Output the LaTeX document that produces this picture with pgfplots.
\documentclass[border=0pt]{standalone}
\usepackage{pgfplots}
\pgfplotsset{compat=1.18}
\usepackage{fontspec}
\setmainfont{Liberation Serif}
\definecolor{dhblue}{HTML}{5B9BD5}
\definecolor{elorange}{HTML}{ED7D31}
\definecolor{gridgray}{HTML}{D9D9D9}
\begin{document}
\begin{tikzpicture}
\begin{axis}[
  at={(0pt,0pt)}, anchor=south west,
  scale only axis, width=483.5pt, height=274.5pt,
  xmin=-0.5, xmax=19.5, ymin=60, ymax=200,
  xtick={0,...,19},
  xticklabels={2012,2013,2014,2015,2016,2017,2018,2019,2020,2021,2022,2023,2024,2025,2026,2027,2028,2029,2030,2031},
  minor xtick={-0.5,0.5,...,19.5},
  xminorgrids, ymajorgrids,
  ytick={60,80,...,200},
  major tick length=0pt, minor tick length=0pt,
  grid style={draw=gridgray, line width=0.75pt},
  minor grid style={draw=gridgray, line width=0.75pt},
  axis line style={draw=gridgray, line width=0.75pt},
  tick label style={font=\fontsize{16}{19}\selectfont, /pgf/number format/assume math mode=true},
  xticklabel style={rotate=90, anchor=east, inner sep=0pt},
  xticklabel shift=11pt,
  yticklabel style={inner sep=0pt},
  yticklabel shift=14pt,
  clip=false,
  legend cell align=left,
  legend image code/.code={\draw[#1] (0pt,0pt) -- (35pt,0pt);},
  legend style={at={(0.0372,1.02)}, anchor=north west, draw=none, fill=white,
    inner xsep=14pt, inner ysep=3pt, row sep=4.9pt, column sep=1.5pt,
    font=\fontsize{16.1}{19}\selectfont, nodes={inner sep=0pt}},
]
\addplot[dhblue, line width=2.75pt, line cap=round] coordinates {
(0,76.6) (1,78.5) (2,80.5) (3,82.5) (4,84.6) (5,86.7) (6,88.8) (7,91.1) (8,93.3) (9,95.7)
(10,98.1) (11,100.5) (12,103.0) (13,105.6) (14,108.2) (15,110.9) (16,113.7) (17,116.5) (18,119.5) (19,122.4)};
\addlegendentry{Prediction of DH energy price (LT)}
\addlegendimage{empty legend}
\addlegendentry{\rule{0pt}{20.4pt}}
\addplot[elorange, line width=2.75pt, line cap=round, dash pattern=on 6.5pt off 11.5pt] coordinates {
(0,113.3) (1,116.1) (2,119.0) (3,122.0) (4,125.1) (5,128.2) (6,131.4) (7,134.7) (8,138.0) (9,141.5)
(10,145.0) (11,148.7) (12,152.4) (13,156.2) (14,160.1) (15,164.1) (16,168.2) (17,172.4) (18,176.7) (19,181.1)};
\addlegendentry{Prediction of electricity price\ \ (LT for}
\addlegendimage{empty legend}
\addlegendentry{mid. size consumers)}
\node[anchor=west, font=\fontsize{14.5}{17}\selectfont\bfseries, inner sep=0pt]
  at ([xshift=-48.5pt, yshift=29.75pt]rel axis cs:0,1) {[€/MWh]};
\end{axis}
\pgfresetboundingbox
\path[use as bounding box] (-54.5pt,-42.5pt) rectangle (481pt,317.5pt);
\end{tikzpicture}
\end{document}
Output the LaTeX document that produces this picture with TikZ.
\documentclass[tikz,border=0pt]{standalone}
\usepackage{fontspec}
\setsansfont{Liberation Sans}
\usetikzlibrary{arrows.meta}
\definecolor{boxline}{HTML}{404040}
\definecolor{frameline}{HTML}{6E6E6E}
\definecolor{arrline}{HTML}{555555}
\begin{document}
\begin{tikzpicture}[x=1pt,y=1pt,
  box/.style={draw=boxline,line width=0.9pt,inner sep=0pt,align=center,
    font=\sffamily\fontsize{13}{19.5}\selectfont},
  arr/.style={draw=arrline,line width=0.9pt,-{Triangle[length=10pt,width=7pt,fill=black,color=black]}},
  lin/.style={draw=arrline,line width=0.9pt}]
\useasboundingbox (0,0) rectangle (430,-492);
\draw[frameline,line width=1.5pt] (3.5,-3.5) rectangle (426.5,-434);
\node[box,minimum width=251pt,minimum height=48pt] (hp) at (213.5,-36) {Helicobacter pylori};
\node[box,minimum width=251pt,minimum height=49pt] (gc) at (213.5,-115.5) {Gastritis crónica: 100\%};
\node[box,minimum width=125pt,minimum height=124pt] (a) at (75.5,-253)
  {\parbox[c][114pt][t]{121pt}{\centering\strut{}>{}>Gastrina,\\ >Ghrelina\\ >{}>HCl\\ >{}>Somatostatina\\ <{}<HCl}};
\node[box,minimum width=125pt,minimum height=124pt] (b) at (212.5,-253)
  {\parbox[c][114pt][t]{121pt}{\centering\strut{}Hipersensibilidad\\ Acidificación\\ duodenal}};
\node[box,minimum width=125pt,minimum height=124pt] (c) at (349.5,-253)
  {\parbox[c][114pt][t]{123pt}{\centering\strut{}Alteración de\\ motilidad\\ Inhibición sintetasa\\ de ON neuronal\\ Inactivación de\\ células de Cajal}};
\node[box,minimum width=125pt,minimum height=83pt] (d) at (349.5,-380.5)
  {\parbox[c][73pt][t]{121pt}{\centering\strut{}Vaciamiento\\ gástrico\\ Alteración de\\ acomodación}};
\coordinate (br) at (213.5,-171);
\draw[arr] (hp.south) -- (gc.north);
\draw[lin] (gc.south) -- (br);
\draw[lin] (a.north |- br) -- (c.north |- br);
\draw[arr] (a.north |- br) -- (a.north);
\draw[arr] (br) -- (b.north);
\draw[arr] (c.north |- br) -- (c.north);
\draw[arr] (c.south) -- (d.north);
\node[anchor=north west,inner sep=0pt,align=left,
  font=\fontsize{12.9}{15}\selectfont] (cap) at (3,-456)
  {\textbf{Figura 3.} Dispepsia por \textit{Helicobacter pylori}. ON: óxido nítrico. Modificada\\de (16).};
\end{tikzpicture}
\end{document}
────────
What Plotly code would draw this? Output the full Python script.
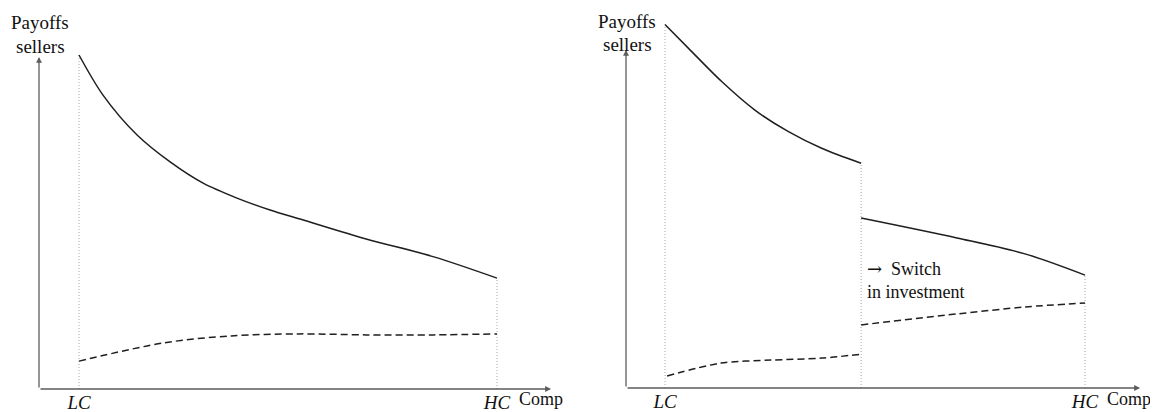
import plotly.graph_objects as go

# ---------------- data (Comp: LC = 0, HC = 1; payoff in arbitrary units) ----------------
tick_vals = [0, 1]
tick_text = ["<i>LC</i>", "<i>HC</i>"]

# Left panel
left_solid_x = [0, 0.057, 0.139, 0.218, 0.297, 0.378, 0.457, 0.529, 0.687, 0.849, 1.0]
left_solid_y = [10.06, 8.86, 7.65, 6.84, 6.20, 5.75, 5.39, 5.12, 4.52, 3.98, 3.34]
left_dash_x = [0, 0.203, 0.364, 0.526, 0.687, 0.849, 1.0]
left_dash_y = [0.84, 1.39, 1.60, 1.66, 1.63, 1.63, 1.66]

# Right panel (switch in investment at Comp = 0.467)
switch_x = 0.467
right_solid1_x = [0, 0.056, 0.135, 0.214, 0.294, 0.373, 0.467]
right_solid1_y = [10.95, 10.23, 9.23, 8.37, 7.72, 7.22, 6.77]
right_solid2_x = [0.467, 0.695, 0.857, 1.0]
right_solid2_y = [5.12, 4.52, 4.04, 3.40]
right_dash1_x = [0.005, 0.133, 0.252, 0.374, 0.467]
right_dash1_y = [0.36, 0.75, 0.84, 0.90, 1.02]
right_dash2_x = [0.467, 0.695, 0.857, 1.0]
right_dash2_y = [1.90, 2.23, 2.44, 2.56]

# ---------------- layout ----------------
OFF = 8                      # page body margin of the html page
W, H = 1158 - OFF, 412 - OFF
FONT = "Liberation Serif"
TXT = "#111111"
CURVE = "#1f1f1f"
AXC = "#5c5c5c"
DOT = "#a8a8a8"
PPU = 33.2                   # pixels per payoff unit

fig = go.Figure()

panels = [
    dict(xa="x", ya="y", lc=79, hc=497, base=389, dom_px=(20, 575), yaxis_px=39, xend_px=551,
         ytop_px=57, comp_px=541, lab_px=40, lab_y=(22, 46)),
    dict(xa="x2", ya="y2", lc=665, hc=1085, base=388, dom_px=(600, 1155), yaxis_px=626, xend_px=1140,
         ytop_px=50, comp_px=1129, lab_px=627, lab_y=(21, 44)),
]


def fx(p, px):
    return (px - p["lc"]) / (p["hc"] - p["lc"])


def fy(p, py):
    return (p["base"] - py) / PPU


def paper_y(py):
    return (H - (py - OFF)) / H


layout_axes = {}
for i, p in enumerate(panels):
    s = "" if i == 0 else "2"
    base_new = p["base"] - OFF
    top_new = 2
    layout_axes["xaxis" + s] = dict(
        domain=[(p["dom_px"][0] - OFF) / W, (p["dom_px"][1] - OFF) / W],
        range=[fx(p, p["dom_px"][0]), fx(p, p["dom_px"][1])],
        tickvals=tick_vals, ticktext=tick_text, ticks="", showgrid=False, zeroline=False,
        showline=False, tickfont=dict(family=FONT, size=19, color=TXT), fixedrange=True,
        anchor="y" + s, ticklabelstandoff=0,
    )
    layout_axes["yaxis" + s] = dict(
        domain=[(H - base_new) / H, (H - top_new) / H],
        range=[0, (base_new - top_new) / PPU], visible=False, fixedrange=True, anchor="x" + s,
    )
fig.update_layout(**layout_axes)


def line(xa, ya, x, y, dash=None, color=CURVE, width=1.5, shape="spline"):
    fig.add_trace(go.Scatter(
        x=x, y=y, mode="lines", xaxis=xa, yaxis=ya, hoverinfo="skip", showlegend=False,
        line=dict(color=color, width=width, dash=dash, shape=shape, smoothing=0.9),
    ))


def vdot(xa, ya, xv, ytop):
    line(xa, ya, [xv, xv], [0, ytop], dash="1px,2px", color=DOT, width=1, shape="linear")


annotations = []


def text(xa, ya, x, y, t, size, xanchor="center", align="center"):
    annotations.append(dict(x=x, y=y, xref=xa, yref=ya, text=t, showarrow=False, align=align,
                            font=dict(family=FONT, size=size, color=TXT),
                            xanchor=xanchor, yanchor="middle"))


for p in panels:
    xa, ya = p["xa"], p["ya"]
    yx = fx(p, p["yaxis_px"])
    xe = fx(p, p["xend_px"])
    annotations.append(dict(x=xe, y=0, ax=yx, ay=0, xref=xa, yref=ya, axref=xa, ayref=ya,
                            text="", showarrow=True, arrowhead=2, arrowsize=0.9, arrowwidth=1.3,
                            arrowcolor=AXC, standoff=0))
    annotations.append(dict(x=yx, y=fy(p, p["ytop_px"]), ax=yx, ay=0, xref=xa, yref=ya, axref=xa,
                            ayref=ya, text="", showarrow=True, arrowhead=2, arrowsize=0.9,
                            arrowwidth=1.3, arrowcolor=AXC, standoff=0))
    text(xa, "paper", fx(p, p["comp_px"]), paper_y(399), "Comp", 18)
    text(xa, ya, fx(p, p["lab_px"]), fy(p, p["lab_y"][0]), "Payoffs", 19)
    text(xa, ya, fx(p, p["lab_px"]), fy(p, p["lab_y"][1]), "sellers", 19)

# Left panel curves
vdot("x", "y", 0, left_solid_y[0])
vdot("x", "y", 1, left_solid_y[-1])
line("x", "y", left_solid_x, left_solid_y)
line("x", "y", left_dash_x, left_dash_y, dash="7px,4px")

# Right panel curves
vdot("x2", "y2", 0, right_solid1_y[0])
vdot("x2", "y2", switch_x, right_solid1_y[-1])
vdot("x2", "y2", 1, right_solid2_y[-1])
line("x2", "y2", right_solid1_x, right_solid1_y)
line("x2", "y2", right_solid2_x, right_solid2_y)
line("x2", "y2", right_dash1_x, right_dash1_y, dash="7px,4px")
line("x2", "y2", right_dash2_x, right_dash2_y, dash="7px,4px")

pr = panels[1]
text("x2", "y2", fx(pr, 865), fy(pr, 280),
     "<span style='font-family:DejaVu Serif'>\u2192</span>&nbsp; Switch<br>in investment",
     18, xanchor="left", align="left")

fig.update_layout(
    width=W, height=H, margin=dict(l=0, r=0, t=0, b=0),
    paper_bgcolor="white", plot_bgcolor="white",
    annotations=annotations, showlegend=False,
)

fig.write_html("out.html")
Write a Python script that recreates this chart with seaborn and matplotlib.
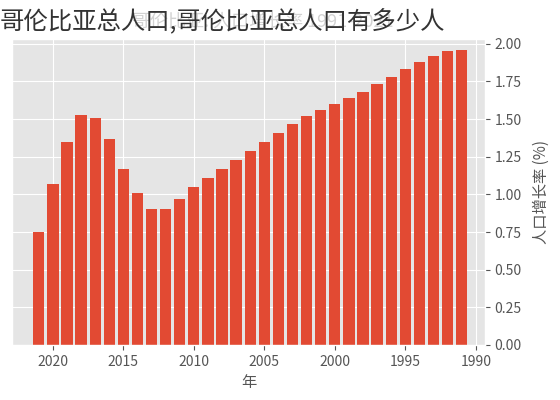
────────
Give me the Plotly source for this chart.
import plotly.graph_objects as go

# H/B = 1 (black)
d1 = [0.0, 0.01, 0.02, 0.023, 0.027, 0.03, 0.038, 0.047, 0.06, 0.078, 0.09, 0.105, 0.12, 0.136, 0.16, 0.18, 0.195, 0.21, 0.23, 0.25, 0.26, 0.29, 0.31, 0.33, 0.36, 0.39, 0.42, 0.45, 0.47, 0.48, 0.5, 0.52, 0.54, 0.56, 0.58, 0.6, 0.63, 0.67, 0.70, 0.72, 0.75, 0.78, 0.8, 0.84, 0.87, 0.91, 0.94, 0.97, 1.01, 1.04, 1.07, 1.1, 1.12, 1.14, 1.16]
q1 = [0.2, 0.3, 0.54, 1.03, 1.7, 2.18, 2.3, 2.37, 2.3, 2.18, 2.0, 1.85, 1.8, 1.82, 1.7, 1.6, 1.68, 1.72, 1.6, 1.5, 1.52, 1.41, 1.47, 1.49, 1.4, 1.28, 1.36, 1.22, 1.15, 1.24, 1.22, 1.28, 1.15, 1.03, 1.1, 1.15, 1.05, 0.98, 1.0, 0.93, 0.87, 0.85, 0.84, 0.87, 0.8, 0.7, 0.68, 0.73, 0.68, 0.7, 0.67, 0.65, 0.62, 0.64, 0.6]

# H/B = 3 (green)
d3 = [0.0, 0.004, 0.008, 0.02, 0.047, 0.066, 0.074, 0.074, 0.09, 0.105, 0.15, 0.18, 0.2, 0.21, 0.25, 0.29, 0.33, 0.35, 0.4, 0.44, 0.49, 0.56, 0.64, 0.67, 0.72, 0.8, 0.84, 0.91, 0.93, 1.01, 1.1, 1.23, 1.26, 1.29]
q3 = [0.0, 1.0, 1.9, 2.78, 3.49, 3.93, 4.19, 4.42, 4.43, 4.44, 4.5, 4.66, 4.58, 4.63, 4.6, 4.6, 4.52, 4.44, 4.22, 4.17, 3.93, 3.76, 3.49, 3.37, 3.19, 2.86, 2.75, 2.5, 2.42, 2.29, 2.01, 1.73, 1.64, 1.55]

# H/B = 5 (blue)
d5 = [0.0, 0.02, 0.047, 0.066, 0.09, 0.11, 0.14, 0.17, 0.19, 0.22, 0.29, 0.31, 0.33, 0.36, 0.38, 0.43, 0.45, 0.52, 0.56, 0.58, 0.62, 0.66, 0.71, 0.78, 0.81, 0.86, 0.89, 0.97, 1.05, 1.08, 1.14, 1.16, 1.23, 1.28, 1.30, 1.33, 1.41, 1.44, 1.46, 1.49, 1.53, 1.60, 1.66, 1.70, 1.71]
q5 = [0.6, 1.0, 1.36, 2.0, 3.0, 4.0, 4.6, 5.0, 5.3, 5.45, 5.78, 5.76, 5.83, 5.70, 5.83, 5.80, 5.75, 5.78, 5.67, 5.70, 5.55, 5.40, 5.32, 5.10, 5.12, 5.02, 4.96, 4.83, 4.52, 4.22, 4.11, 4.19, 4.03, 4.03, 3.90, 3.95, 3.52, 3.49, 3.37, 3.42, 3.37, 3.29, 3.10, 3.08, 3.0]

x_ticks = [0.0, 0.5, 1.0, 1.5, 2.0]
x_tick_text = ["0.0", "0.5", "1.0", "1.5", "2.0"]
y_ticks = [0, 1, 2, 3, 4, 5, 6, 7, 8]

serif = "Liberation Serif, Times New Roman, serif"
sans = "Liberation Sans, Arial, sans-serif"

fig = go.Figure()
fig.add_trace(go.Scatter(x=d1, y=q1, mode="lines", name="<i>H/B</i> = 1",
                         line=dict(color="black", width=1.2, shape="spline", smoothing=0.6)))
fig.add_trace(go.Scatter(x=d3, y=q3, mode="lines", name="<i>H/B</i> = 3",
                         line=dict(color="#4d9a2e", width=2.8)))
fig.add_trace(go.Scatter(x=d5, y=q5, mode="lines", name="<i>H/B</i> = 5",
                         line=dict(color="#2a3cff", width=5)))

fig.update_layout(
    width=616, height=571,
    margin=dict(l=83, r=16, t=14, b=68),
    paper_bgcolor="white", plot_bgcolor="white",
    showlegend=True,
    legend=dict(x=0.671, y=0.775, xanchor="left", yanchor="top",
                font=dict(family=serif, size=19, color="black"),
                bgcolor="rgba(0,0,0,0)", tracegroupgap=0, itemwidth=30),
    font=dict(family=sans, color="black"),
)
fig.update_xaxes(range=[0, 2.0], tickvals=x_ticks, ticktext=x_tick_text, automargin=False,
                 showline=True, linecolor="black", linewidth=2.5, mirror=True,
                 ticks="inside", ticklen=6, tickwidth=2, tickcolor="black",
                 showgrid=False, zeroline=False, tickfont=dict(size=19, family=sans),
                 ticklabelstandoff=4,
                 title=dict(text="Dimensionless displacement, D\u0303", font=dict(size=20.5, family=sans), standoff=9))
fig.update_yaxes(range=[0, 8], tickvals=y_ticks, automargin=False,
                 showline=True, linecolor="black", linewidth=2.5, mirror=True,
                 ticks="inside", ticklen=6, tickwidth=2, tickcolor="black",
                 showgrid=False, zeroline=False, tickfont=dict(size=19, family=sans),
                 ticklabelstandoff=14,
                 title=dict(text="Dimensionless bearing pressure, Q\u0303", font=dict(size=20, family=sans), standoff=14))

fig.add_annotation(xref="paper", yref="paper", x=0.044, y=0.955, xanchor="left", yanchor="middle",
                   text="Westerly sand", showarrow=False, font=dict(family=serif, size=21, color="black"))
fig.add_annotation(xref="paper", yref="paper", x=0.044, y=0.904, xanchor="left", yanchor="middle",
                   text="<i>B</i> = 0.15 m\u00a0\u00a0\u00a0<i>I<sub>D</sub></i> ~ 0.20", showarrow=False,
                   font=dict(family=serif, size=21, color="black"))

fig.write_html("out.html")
────────
▸ **WORK TO BE COMPLETED**: Give again, word for word, only the lines running from the line with "Give me the Plotly source for this chart." through the line with "1.73, 1.64, 1.55]"; include both of those lines.

▸ **COMPLETE RESPONSE**:
Give me the Plotly source for this chart.
import plotly.graph_objects as go

# H/B = 1 (black)
d1 = [0.0, 0.01, 0.02, 0.023, 0.027, 0.03, 0.038, 0.047, 0.06, 0.078, 0.09, 0.105, 0.12, 0.136, 0.16, 0.18, 0.195, 0.21, 0.23, 0.25, 0.26, 0.29, 0.31, 0.33, 0.36, 0.39, 0.42, 0.45, 0.47, 0.48, 0.5, 0.52, 0.54, 0.56, 0.58, 0.6, 0.63, 0.67, 0.70, 0.72, 0.75, 0.78, 0.8, 0.84, 0.87, 0.91, 0.94, 0.97, 1.01, 1.04, 1.07, 1.1, 1.12, 1.14, 1.16]
q1 = [0.2, 0.3, 0.54, 1.03, 1.7, 2.18, 2.3, 2.37, 2.3, 2.18, 2.0, 1.85, 1.8, 1.82, 1.7, 1.6, 1.68, 1.72, 1.6, 1.5, 1.52, 1.41, 1.47, 1.49, 1.4, 1.28, 1.36, 1.22, 1.15, 1.24, 1.22, 1.28, 1.15, 1.03, 1.1, 1.15, 1.05, 0.98, 1.0, 0.93, 0.87, 0.85, 0.84, 0.87, 0.8, 0.7, 0.68, 0.73, 0.68, 0.7, 0.67, 0.65, 0.62, 0.64, 0.6]

# H/B = 3 (green)
d3 = [0.0, 0.004, 0.008, 0.02, 0.047, 0.066, 0.074, 0.074, 0.09, 0.105, 0.15, 0.18, 0.2, 0.21, 0.25, 0.29, 0.33, 0.35, 0.4, 0.44, 0.49, 0.56, 0.64, 0.67, 0.72, 0.8, 0.84, 0.91, 0.93, 1.01, 1.1, 1.23, 1.26, 1.29]
q3 = [0.0, 1.0, 1.9, 2.78, 3.49, 3.93, 4.19, 4.42, 4.43, 4.44, 4.5, 4.66, 4.58, 4.63, 4.6, 4.6, 4.52, 4.44, 4.22, 4.17, 3.93, 3.76, 3.49, 3.37, 3.19, 2.86, 2.75, 2.5, 2.42, 2.29, 2.01, 1.73, 1.64, 1.55]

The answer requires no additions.